INSTRUCTIONS FOR THE TASK: Find the lines holding the string "this" in the data, then copy all of them.

SUPPLIED DATA:
______________________________

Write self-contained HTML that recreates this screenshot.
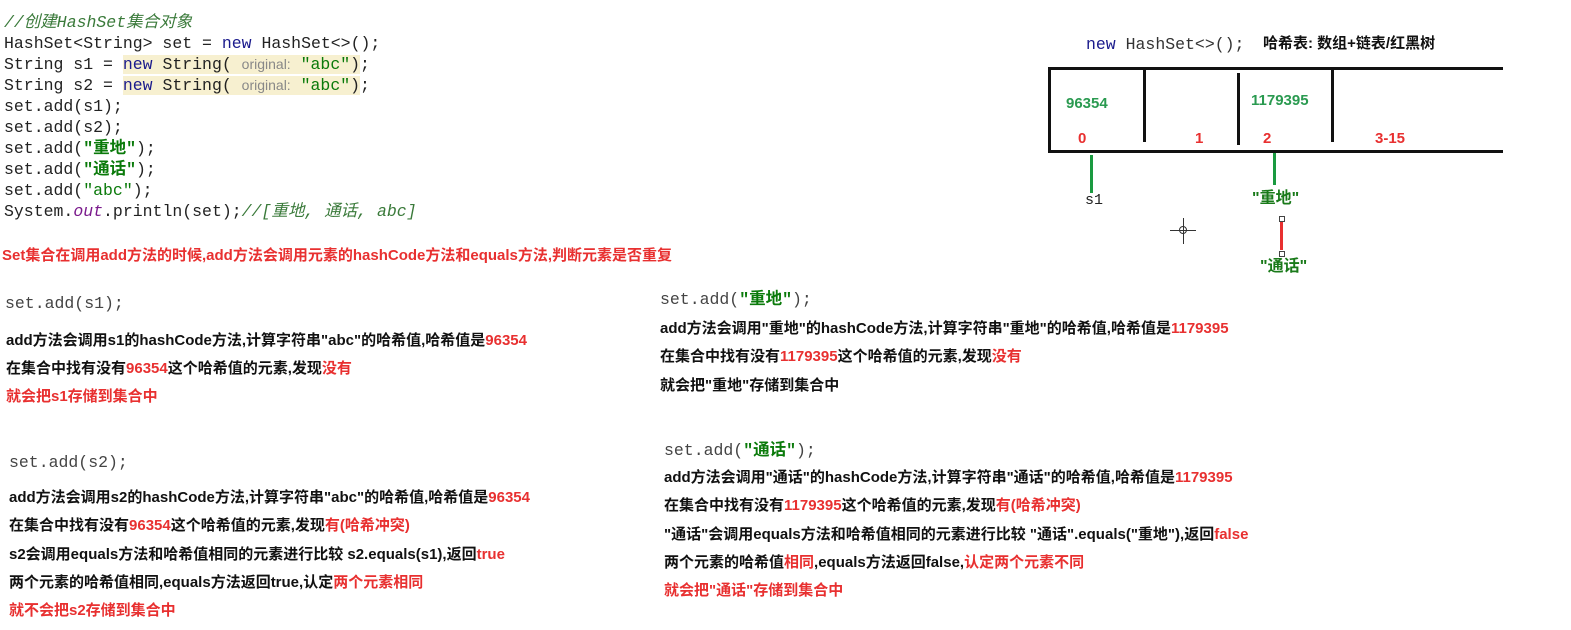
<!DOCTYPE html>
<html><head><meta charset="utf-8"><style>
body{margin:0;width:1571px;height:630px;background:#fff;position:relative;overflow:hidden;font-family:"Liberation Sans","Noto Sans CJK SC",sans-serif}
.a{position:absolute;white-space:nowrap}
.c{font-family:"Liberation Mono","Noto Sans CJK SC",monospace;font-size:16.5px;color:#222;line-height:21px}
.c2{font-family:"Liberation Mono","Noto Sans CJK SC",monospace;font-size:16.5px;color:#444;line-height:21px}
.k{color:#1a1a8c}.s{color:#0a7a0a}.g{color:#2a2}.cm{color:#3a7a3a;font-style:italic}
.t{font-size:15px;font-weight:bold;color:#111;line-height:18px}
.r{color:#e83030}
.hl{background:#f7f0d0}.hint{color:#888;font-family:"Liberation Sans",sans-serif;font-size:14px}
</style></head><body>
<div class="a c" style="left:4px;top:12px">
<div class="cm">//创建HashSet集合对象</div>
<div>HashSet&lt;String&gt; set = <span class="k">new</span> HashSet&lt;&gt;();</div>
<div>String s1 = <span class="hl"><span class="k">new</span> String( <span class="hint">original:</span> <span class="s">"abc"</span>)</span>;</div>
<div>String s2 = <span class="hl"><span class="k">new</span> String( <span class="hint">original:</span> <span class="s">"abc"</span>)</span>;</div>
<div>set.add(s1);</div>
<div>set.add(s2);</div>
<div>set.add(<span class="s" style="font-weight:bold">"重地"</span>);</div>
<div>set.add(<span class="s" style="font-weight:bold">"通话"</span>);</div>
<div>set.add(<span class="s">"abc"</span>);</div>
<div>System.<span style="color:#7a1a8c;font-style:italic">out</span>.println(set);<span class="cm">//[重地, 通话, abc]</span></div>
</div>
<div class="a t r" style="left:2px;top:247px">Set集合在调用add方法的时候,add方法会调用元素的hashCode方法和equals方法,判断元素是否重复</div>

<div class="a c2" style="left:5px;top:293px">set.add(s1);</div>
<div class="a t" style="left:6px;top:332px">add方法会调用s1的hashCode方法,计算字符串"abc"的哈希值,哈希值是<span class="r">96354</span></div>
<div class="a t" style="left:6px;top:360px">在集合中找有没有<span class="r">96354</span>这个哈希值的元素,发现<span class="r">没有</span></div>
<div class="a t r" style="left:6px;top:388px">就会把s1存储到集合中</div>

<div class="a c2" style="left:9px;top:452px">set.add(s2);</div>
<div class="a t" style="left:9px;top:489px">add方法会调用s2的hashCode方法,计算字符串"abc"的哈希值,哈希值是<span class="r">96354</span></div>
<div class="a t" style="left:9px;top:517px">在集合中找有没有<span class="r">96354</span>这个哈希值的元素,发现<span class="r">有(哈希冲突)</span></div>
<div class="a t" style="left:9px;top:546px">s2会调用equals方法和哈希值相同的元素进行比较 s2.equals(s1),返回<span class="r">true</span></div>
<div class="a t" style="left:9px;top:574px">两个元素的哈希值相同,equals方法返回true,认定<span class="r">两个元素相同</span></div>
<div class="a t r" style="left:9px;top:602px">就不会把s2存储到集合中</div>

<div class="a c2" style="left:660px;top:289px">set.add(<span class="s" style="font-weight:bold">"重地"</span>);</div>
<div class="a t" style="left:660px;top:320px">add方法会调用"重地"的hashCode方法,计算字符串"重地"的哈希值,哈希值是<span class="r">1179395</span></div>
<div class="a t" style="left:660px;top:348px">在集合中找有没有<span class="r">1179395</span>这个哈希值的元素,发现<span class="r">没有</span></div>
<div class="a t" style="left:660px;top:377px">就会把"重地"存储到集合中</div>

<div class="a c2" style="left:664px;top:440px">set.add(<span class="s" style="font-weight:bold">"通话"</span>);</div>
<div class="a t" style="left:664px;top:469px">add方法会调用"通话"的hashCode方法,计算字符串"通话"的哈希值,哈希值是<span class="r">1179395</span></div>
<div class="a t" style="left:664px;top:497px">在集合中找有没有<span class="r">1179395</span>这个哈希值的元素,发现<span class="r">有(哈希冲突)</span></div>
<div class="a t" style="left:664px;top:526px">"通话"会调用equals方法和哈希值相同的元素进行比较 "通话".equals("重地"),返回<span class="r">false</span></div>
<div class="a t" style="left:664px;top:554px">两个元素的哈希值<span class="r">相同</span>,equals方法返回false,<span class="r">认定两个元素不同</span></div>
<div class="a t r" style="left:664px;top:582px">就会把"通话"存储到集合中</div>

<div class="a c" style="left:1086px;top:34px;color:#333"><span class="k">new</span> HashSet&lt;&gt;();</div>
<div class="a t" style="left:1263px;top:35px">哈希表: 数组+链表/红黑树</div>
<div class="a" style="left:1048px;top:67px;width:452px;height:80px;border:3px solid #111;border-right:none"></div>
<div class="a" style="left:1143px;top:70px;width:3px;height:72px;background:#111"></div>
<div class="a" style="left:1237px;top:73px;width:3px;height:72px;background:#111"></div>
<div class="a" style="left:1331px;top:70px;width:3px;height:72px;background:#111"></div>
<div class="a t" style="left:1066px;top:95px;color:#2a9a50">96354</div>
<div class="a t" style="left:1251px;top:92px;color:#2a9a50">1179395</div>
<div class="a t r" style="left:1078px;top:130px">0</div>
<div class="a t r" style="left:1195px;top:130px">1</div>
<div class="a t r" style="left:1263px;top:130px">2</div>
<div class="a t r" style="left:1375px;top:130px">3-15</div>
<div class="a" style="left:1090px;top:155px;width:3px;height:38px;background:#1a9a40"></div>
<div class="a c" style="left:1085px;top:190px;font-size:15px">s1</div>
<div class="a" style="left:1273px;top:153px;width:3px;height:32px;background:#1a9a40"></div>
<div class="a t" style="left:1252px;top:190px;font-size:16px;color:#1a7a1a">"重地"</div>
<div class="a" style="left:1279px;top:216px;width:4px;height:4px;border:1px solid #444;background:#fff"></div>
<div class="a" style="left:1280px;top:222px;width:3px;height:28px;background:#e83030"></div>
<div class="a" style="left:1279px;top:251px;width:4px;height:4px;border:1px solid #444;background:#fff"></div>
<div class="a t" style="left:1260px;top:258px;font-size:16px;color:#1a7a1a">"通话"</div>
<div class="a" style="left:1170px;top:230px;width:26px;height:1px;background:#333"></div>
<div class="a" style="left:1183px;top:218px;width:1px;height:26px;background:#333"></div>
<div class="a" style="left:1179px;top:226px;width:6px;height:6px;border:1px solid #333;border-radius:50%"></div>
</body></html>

______________________________

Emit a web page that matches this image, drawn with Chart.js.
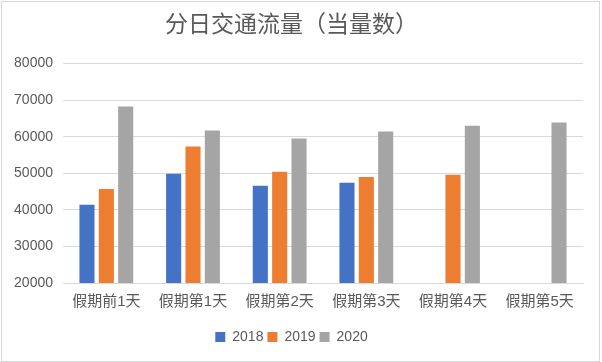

______________________________

TASK OUTPUT:
Write self-contained HTML that recreates this screenshot.
Emit a web page that matches this image, drawn with Chart.js.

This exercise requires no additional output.